Of course, Raimi has a knack for developing an unsettling intimacy between actors, toying with closeness as a gross-out device. In classic Raimi fashion, the camera really zooms in, highlighting every inch of the human face in startling detail with his signature sight gag. In the standout moments where this horror legend really goes for the gold, the talented McAdams and O’Brien are game for anything. But those moments are way too few and far between, especially for a movie from this director. Even the film’s gnarliest moment is ultimately a fake-out, while the sporadic bursts of cartoonish carnage throughout leave us aching for something more.


The concept of a movie about two hotheads going at each other, messing around with who’s in charge, quipping, one-upping, and exploiting, is bound to have some layer of unlikeability among the characters. You can’t really root for either of them in “Send Help,” which even manages to push the modest Linda into immoral territory once the powder keg reaches a fine boil. But this becomes a real problem once they start confiding in one another, confessing their greatest regrets and life stories, and we can’t find it in ourselves to care at all. When they violently face-off in the third act, it’s just one big bad taking down another, and it makes no difference to us who wins.


McAdams will probably be superior over O’Brien when it comes to praise for “Send Help,” because she’s doing the kind of “elevated acting” that horror junkies eat up. Yet I couldn’t help but think that her performance was based on the misconception that louder equals better. She’s really giving it her all here, both in her characterization of the frumpy woman at the beginning of the story, and the no-nonsense badass she becomes at the end, but just like the messaging central to the movie, she’s telegraphing exactly what she is to us, pushing hard into the archetype, so that when it suddenly shifts, nobody could mistake it as being the same. Writers Damian Shannon and Mark Swift have forgotten the gray area, that transition period in between that shows change is being made, perhaps in response to the condescensions of her boss. But it’s either one or the other for her.
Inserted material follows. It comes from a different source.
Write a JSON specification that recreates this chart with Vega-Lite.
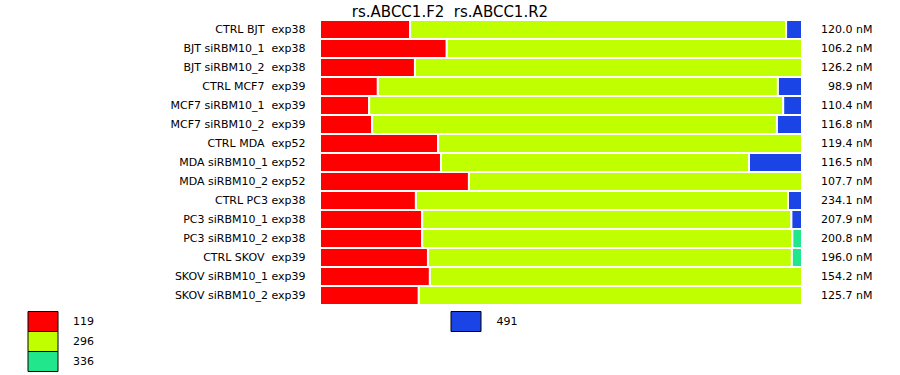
{
  "$schema": "https://vega.github.io/schema/vega-lite/v6.json",
  "autosize": {"type": "none"},
  "width": 482,
  "height": 285,
  "padding": {"left": 320, "top": 20, "right": 98, "bottom": 70},
  "background": "white",
  "config": {"view": {"stroke": null}, "font": "DejaVu Sans"},
  "title": {"text": "rs.ABCC1.F2\u00a0\u00a0rs.ABCC1.R2", "fontSize": 15, "fontWeight": "normal", "font": "DejaVu Sans", "color": "black", "anchor": "middle", "dx": -111, "baseline": "alphabetic", "offset": 0, "dy": 13},
  "data": {"values": [
    {"sample": "CTRL BJT\u00a0\u00a0exp38", "conc": "120.0 nM", "seg": 1, "allele": "119", "w": 18.7},
    {"sample": "CTRL BJT\u00a0\u00a0exp38", "conc": "120.0 nM", "seg": 2, "allele": "296", "w": 78.0},
    {"sample": "CTRL BJT\u00a0\u00a0exp38", "conc": "120.0 nM", "seg": 3, "allele": "491", "w": 3.3},
    {"sample": "BJT siRBM10_1\u00a0\u00a0exp38", "conc": "106.2 nM", "seg": 1, "allele": "119", "w": 26.3},
    {"sample": "BJT siRBM10_1\u00a0\u00a0exp38", "conc": "106.2 nM", "seg": 2, "allele": "296", "w": 73.7},
    {"sample": "BJT siRBM10_2\u00a0\u00a0exp38", "conc": "126.2 nM", "seg": 1, "allele": "119", "w": 19.7},
    {"sample": "BJT siRBM10_2\u00a0\u00a0exp38", "conc": "126.2 nM", "seg": 2, "allele": "296", "w": 80.3},
    {"sample": "CTRL MCF7\u00a0\u00a0exp39", "conc": "98.9 nM", "seg": 1, "allele": "119", "w": 12.0},
    {"sample": "CTRL MCF7\u00a0\u00a0exp39", "conc": "98.9 nM", "seg": 2, "allele": "296", "w": 83.0},
    {"sample": "CTRL MCF7\u00a0\u00a0exp39", "conc": "98.9 nM", "seg": 3, "allele": "491", "w": 5.0},
    {"sample": "MCF7 siRBM10_1\u00a0\u00a0exp39", "conc": "110.4 nM", "seg": 1, "allele": "119", "w": 10.2},
    {"sample": "MCF7 siRBM10_1\u00a0\u00a0exp39", "conc": "110.4 nM", "seg": 2, "allele": "296", "w": 85.9},
    {"sample": "MCF7 siRBM10_1\u00a0\u00a0exp39", "conc": "110.4 nM", "seg": 3, "allele": "491", "w": 3.9},
    {"sample": "MCF7 siRBM10_2\u00a0\u00a0exp39", "conc": "116.8 nM", "seg": 1, "allele": "119", "w": 10.8},
    {"sample": "MCF7 siRBM10_2\u00a0\u00a0exp39", "conc": "116.8 nM", "seg": 2, "allele": "296", "w": 84.0},
    {"sample": "MCF7 siRBM10_2\u00a0\u00a0exp39", "conc": "116.8 nM", "seg": 3, "allele": "491", "w": 5.2},
    {"sample": "CTRL MDA\u00a0\u00a0exp52", "conc": "119.4 nM", "seg": 1, "allele": "119", "w": 24.5},
    {"sample": "CTRL MDA\u00a0\u00a0exp52", "conc": "119.4 nM", "seg": 2, "allele": "296", "w": 75.5},
    {"sample": "MDA siRBM10_1 exp52", "conc": "116.5 nM", "seg": 1, "allele": "119", "w": 25.1},
    {"sample": "MDA siRBM10_1 exp52", "conc": "116.5 nM", "seg": 2, "allele": "296", "w": 63.9},
    {"sample": "MDA siRBM10_1 exp52", "conc": "116.5 nM", "seg": 3, "allele": "491", "w": 11.0},
    {"sample": "MDA siRBM10_2 exp52", "conc": "107.7 nM", "seg": 1, "allele": "119", "w": 30.9},
    {"sample": "MDA siRBM10_2 exp52", "conc": "107.7 nM", "seg": 2, "allele": "296", "w": 69.1},
    {"sample": "CTRL PC3 exp38", "conc": "234.1 nM", "seg": 1, "allele": "119", "w": 19.9},
    {"sample": "CTRL PC3 exp38", "conc": "234.1 nM", "seg": 2, "allele": "296", "w": 77.2},
    {"sample": "CTRL PC3 exp38", "conc": "234.1 nM", "seg": 3, "allele": "491", "w": 2.9},
    {"sample": "PC3 siRBM10_1 exp38", "conc": "207.9 nM", "seg": 1, "allele": "119", "w": 21.2},
    {"sample": "PC3 siRBM10_1 exp38", "conc": "207.9 nM", "seg": 2, "allele": "296", "w": 76.6},
    {"sample": "PC3 siRBM10_1 exp38", "conc": "207.9 nM", "seg": 3, "allele": "491", "w": 2.2},
    {"sample": "PC3 siRBM10_2 exp38", "conc": "200.8 nM", "seg": 1, "allele": "119", "w": 21.2},
    {"sample": "PC3 siRBM10_2 exp38", "conc": "200.8 nM", "seg": 2, "allele": "296", "w": 76.8},
    {"sample": "PC3 siRBM10_2 exp38", "conc": "200.8 nM", "seg": 3, "allele": "336", "w": 2.0},
    {"sample": "CTRL SKOV\u00a0\u00a0exp39", "conc": "196.0 nM", "seg": 1, "allele": "119", "w": 22.4},
    {"sample": "CTRL SKOV\u00a0\u00a0exp39", "conc": "196.0 nM", "seg": 2, "allele": "296", "w": 75.5},
    {"sample": "CTRL SKOV\u00a0\u00a0exp39", "conc": "196.0 nM", "seg": 3, "allele": "336", "w": 2.1},
    {"sample": "SKOV siRBM10_1 exp39", "conc": "154.2 nM", "seg": 1, "allele": "119", "w": 22.8},
    {"sample": "SKOV siRBM10_1 exp39", "conc": "154.2 nM", "seg": 2, "allele": "296", "w": 77.2},
    {"sample": "SKOV siRBM10_2 exp39", "conc": "125.7 nM", "seg": 1, "allele": "119", "w": 20.5},
    {"sample": "SKOV siRBM10_2 exp39", "conc": "125.7 nM", "seg": 2, "allele": "296", "w": 79.5}
  ]},
  "transform": [
    {"stack": "w", "groupby": ["sample"], "sort": [{"field": "seg", "order": "ascending"}], "as": ["x0", "x1"], "offset": "normalize"}
  ],
  "layer": [
    {
      "transform": [{"filter": "datum.allele != '491'"}],
      "mark": {"type": "bar", "stroke": "white", "strokeWidth": 2},
      "encoding": {
        "y": {"field": "sample", "type": "nominal",
          "scale": {"domain": ["CTRL BJT\u00a0\u00a0exp38", "BJT siRBM10_1\u00a0\u00a0exp38", "BJT siRBM10_2\u00a0\u00a0exp38", "CTRL MCF7\u00a0\u00a0exp39", "MCF7 siRBM10_1\u00a0\u00a0exp39", "MCF7 siRBM10_2\u00a0\u00a0exp39", "CTRL MDA\u00a0\u00a0exp52", "MDA siRBM10_1 exp52", "MDA siRBM10_2 exp52", "CTRL PC3 exp38", "PC3 siRBM10_1 exp38", "PC3 siRBM10_2 exp38", "CTRL SKOV\u00a0\u00a0exp39", "SKOV siRBM10_1 exp39", "SKOV siRBM10_2 exp39"], "paddingInner": 0, "paddingOuter": 0},
          "axis": {"orient": "left", "title": null, "ticks": false, "domain": false, "labelPadding": 15, "labelFontSize": 11, "labelColor": "black", "labelFont": "DejaVu Sans", "labelLimit": 300}},
        "x": {"field": "x0", "type": "quantitative", "scale": {"domain": [0, 1], "nice": false}, "axis": null},
        "x2": {"field": "x1"},
        "color": {"field": "allele", "type": "nominal",
          "scale": {"domain": ["119", "296", "336"], "range": ["#ff0000", "#c0ff00", "#22e68c"]},
          "legend": {"orient": "none", "legendX": -284.5, "legendY": 294, "title": null, "direction": "vertical", "padding": 0, "rowPadding": -5,
            "symbolType": "M-2.142857,-1.428571H2.142857V1.428571H-2.142857Z", "symbolSize": 196, "symbolStrokeColor": "black", "symbolStrokeWidth": 1, "symbolOpacity": 1,
            "labelOffset": 22.5, "labelFontSize": 11, "labelFont": "DejaVu Sans", "labelColor": "black",
            "encode": {"symbols": {"update": {"stroke": {"value": "black"}, "strokeWidth": {"value": 1}}}}}}
      }
    },
    {
      "transform": [{"filter": "datum.allele == '491'"}],
      "mark": {"type": "bar", "stroke": "white", "strokeWidth": 2},
      "encoding": {
        "y": {"field": "sample", "type": "nominal",
          "scale": {"domain": ["CTRL BJT\u00a0\u00a0exp38", "BJT siRBM10_1\u00a0\u00a0exp38", "BJT siRBM10_2\u00a0\u00a0exp38", "CTRL MCF7\u00a0\u00a0exp39", "MCF7 siRBM10_1\u00a0\u00a0exp39", "MCF7 siRBM10_2\u00a0\u00a0exp39", "CTRL MDA\u00a0\u00a0exp52", "MDA siRBM10_1 exp52", "MDA siRBM10_2 exp52", "CTRL PC3 exp38", "PC3 siRBM10_1 exp38", "PC3 siRBM10_2 exp38", "CTRL SKOV\u00a0\u00a0exp39", "SKOV siRBM10_1 exp39", "SKOV siRBM10_2 exp39"], "paddingInner": 0, "paddingOuter": 0},
          "axis": null},
        "x": {"field": "x0", "type": "quantitative", "scale": {"domain": [0, 1], "nice": false}, "axis": null},
        "x2": {"field": "x1"},
        "color": {"field": "allele", "type": "nominal",
          "scale": {"domain": ["491"], "range": ["#1a44e6"]},
          "legend": {"orient": "none", "legendX": 138.5, "legendY": 294, "title": null, "direction": "vertical", "padding": 0, "rowPadding": 0,
            "symbolType": "M-2.142857,-1.428571H2.142857V1.428571H-2.142857Z", "symbolSize": 196, "symbolStrokeColor": "black", "symbolStrokeWidth": 1, "symbolOpacity": 1,
            "labelOffset": 23, "labelFontSize": 11, "labelFont": "DejaVu Sans", "labelColor": "black",
            "encode": {"symbols": {"update": {"stroke": {"value": "black"}, "strokeWidth": {"value": 1}}}}}}
      }
    },
    {
      "mark": {"type": "bar", "opacity": 0},
      "encoding": {
        "y": {"field": "conc", "type": "nominal",
          "scale": {"domain": ["120.0 nM", "106.2 nM", "126.2 nM", "98.9 nM", "110.4 nM", "116.8 nM", "119.4 nM", "116.5 nM", "107.7 nM", "234.1 nM", "207.9 nM", "200.8 nM", "196.0 nM", "154.2 nM", "125.7 nM"], "paddingInner": 0, "paddingOuter": 0},
          "axis": {"orient": "right", "title": null, "ticks": false, "domain": false, "labelAlign": "right", "labelPadding": 70, "labelFontSize": 11, "labelColor": "black", "labelFont": "DejaVu Sans"}}
      }
    }
  ],
  "resolve": {"scale": {"y": "independent", "color": "independent"}, "axis": {"y": "independent"}}
}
On the other hand, O’Brien, as you find out, basically stays the same for the whole movie, and he really gets the opportunity here to act with his eyes as much as this character would with his mouth. But even then, there’s a sense that the filmmakers’ desperation to feign from showing any of his humanity is merely just a device to help hammer home its prey-eats-predator mentality. Considering how blunt the film is about everything else, one might wonder why the expected carnage, which should have been the highlight of the movie, isn’t similarly relentless, ultimately making “Send Help” a major disappointment.


If you want to watch a great movie that explores these same power dynamic themes in a much more subtle and effective way, I’d highly recommend checking out Paul Thomas Anderson’s mesmerizing “Phantom Thread,” which finds action in the dialogue between its principal subjects, and the way that master and servant interact with each other. Some will claim “Send Help” does this, too, but I personally wish that the movie didn’t help us so often and just let go of our hand.


Now playing in theaters.



"Send Help" is rated R for strong/bloody violence and language. It's 113 minutes.